* **Stated problem**:
Go through the listing below and list every line with "this".

--- BEGIN Information given ---

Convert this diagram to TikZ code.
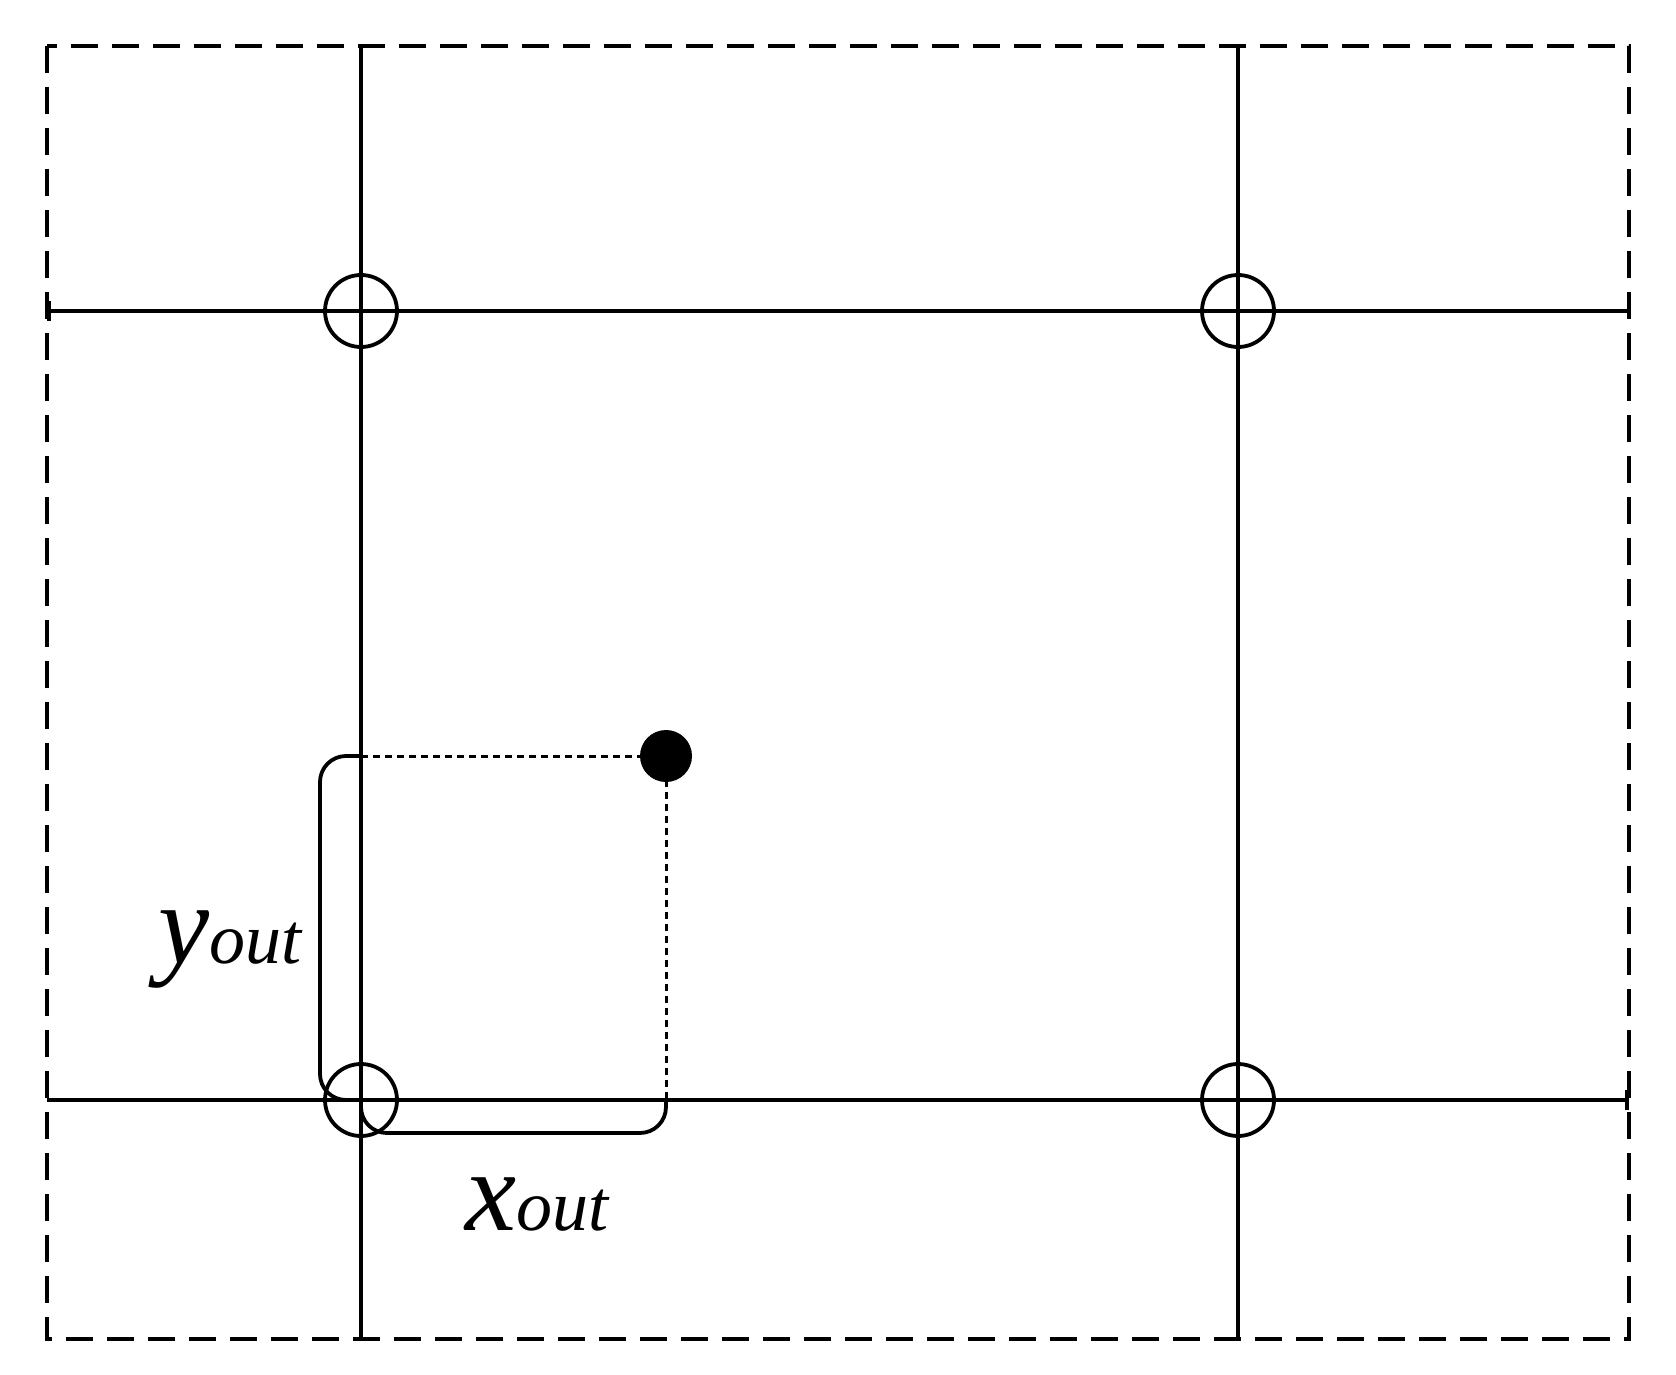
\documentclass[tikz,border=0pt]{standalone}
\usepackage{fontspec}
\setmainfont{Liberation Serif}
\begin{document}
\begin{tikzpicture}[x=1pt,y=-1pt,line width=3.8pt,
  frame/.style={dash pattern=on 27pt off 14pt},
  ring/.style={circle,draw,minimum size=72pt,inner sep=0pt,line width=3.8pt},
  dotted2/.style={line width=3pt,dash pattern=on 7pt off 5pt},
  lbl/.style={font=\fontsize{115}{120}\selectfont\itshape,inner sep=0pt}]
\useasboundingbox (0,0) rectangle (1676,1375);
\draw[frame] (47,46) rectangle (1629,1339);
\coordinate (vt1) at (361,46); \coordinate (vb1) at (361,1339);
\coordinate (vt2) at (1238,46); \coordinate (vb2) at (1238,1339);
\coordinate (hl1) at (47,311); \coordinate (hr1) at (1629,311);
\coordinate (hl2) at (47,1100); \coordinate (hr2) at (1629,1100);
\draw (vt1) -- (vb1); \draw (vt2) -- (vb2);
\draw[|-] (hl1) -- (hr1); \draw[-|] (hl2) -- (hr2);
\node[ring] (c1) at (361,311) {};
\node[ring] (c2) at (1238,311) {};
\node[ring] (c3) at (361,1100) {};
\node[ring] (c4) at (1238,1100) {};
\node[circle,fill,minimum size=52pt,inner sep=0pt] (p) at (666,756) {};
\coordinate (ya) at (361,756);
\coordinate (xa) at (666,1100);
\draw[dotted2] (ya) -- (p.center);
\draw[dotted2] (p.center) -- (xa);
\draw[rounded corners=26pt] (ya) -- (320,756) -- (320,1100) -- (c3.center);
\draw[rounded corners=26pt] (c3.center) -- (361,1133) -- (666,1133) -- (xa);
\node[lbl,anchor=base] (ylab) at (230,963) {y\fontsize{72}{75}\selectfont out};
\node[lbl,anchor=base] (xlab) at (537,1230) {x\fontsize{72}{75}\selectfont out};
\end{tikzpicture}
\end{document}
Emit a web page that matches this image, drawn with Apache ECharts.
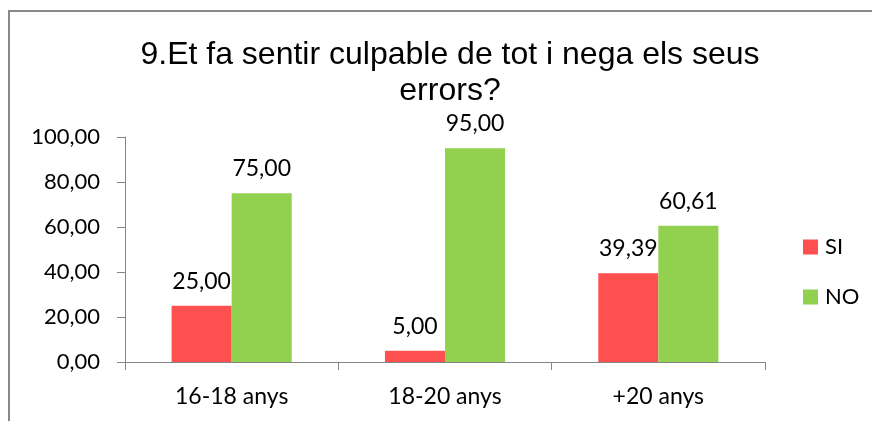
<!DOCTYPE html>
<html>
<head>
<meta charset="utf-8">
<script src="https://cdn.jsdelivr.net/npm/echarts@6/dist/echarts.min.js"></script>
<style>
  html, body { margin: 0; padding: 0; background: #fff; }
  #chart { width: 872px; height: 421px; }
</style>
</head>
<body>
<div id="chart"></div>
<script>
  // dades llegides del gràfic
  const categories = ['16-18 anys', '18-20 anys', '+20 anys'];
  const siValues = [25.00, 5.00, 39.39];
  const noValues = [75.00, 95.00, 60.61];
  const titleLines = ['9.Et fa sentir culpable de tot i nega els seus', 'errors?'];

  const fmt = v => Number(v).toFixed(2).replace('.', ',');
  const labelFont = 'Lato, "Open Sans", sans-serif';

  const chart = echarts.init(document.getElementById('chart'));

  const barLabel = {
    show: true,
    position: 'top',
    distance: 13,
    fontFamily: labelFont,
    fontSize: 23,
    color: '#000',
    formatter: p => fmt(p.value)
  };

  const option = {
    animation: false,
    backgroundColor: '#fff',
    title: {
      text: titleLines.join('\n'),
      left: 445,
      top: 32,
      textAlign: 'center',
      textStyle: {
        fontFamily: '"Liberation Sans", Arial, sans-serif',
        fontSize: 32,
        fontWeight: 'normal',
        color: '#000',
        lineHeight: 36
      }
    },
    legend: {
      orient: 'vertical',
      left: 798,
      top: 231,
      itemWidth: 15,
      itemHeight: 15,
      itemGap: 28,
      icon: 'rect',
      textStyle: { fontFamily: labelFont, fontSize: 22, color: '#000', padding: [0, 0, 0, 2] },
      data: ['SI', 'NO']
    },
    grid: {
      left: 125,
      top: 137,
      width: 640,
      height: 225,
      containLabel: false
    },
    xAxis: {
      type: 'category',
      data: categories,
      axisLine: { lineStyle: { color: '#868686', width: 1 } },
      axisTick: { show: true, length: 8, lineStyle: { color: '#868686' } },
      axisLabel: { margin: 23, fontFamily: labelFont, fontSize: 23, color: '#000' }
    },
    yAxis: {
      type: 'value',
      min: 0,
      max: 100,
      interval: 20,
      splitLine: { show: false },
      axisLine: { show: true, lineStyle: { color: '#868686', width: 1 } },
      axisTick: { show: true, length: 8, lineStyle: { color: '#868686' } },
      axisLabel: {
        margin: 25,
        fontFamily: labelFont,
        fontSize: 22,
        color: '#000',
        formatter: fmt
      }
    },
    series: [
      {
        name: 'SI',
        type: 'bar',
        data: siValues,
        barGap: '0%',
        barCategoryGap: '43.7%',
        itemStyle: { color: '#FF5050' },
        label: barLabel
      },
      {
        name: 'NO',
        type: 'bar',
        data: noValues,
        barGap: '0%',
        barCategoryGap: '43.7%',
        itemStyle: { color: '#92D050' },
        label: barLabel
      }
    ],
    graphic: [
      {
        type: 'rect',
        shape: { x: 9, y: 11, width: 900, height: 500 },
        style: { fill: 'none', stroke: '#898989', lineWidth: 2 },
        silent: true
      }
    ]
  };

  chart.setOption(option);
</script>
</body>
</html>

--- END Information given ---

* **Reply**:
Convert this diagram to TikZ code.
Emit a web page that matches this image, drawn with Apache ECharts.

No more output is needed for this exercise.